Le bourg à l’urbanisme chaotique, qui s’étend sur environ 3 km de long, compte aujourd’hui 12 hypermarchés, 24 stationnements pour poids lourds, 261 commerces, 14 stations-services et 10 hôtels.

« La prostitution s’est développée à cause du nombre de camionneurs qui séjournent ici. Mais l’ouverture du Paradise a transformé la ville en destination touristique. Stations d’essence, magasins de vêtements, épiceries… la ville est remplie de commerces pour les touristes. »

— Alfons Sanchez, inspecteur en chef des Mossos d’Esquadra

Prostitution bon marché

Avec ses 80 chambres et quelque 200 prostituées, le Club Paradise est la plus connue et la plus fréquentée des maisons closes de La Jonquera. Le bordel, comme les autres de la région, opère en toute légalité puisqu’en Espagne, si le proxénétisme est interdit, la prostitution, elle, est légale. Les maisons closes comme le Club Paradise, qui tirent une grande partie de leurs profits de la vente d’alcool, louent donc des chambres aux prostituées, qui sont libres de fixer leurs prix (en général, environ 55 euros pour une relation sexuelle complète de 30 minutes).

Dès 17 h, les clients commencent à affluer au Club Paradise. La majorité sont des Français. Ils viennent en groupe ou seuls. Certains ont tout juste l’âge de la majorité.

Les lois françaises entourant la prostitution sont en effet beaucoup plus strictes qu’en Espagne. En France, l’exercice de la prostitution et le racolage sont permis, mais l’achat de services sexuels est illégal et réprimé depuis avril 2016. Les clients sont donc passibles d’une amende de 1500 euros et de 3750 euros en cas de récidive. Le proxénétisme et les maisons closes, eux, sont interdits.

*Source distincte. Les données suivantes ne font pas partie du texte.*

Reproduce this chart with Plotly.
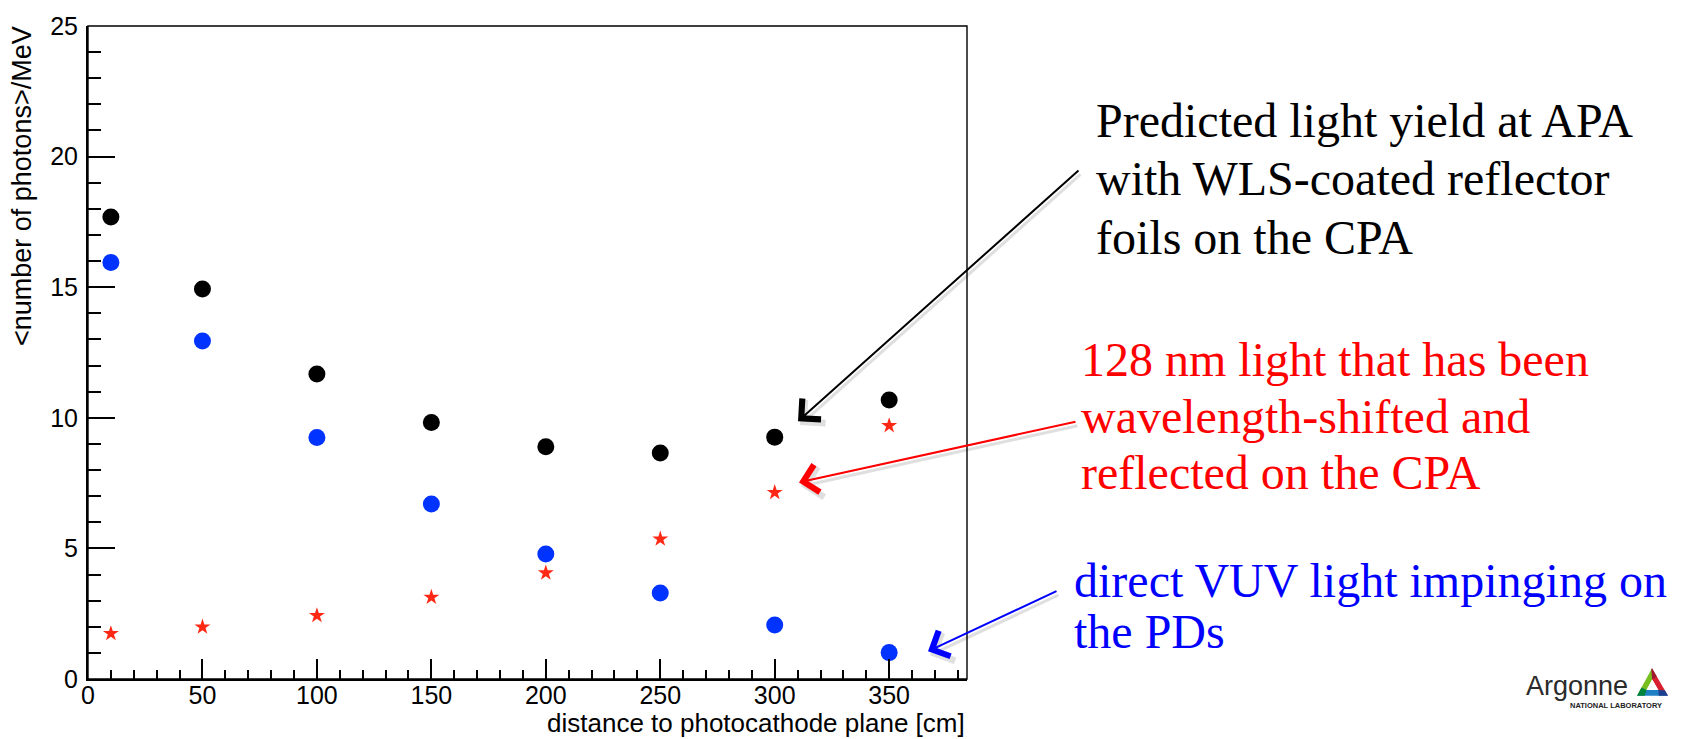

« On est en chemin pour Barcelone et on a décidé de s’arrêter ici parce que c’est très connu. J’étais en vacances en Égypte et j’ai croisé des Français là-bas et ils connaissaient super bien La Jonquera. Ils m’ont parlé du Paradise. C’est connu partout des Français. »

— Samir, 26 ans, originaire de Paris

La Jonquera et ses alentours compteraient cinq de ces établissements, selon le Mossos d’Esquadra de Figueres. La plupart des prostituées viennent quant à elles de pays d’Europe de l’Est comme la Roumanie et la Bulgarie, mais également de la France, d’Afrique, d’Amérique latine et d’Asie.

« À La Jonquera, la seule chose qui est sacrée, ce sont les femmes. Dans le club, personne n’est autorisé à lever la main sur elles », raconte sous le couvert de l’anonymat un gardien de sécurité du Club Paradise.

Mafia et proxénètes

Si la majorité des prostituées travaillent au sein des maisons closes du village, celles qui offrent leurs services dans la rue appartiennent souvent à des réseaux de prostitution.

« La majorité des proxénètes viennent de Roumanie et font travailler les filles dans la rue. Ce sont des organisations criminelles qui vivent de la prostitution et parfois de la drogue », explique Alfons Sanchez.

Assise sur une pierre, à un rond-point de La Jonquera, Dorina, 23 ans, attend ses clients en regardant les camions défiler devant elle. Cette jeune Roumaine vit ici depuis trois ans et affirme se prostituer de son plein gré, pour subvenir aux besoins de sa fille restée en Roumanie.

« Je ne voulais pas me battre pour des clients avec les autres filles dans un club, donc je travaille ici, seule, mais plusieurs des filles qui travaillent dans la rue sont contrôlées par la mafia », explique la grande brune.

Drogue et insécurité

Dans un stationnement situé à une centaine de mètres du Paradise, Jawad Oubahmane discute avec un collègue. Ce camionneur marocain vient à La Jonquera depuis 28 ans et soutient que la prostitution est responsable de la détérioration de la situation sécuritaire du village.

« Les proxénètes ne sont jamais loin. Il faut faire très attention parce que la nuit, on se fait voler notre carburant. On se fait même voler dans la cabine de notre camion pendant qu’on dort. La nuit, c’est le Bronx ici. »

— Jawad Oubahmane, camionneur

Selon les autorités locales et plusieurs habitants, la prostitution a également encouragé le trafic de drogue à La Jonquera. L’année dernière, les Mossos d’Esquadra de Figueres ont mené 28 enquêtes concernant le trafic de stupéfiants à La Jonquera.

« Tous les problèmes de drogue sont arrivés quand le Paradise a ouvert. Les Français viennent pour acheter de la cocaïne et de l’héroïne. S’il n’y avait pas de bordels, il n’y aurait pas de filles sur le bord de la route ni autant de drogue », soutient Margaret Townsend, exaspérée par la réputation de son village.

Selon l’Américano-Espagnole qui vit à La Jonquera depuis plus de 50 ans, bien que les résidants se soient initialement opposés à l’ouverture du Paradise, les autorités locales ne s’attaquent pas aux maisons closes.

« Il n’y a pas de volonté politique pour fermer les bordels parce que ça rapporte de l’argent et que ça fait vivre l’économie. C’est ça, la mentalité, ici », déplore-t-elle.